# Tychonoff plank

In topology, the Tychonoff plank is a topological space defined using ordinal spaces that is a counterexample to several plausible-sounding conjectures. It is defined as the topological product of the two ordinal spaces ${\displaystyle [0,\omega _{1}]}$ and ${\displaystyle [0,\omega ]}$, where ${\displaystyle \omega }$ is the first infinite ordinal and ${\displaystyle \omega _{1}}$ the first uncountable ordinal. The deleted Tychonoff plank is obtained by deleting the point ${\displaystyle \infty =(\omega _{1},\omega )}$.

## Properties

The Tychonoff plank is a compact Hausdorff space and is therefore a normal space. However, the deleted Tychonoff plank is non-normal. Therefore the Tychonoff plank is not completely normal. This shows that a subspace of a normal space need not be normal.
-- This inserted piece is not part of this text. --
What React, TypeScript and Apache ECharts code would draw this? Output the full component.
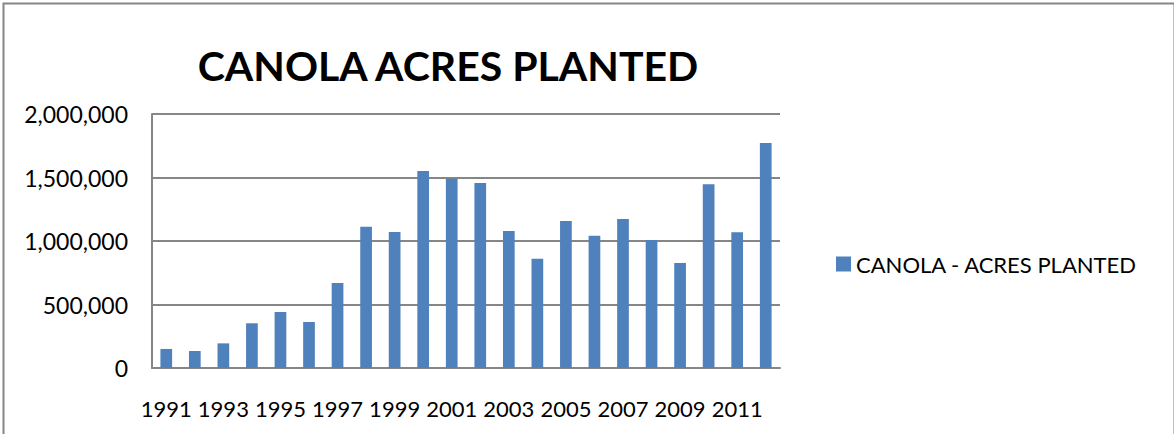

The Tychonoff plank is not perfectly normal because it is not a Gδ space: the singleton ${\displaystyle \{\infty \}}$  is closed but not a Gδ set.

The Stone–Čech compactification of the deleted Tychonoff plank is the Tychonoff plank.[1]

## Notes

1. ^ Walker, R. C. (1974). The Stone-Čech Compactification. Springer. pp. 95–97. ISBN 978-3-642-61935-9.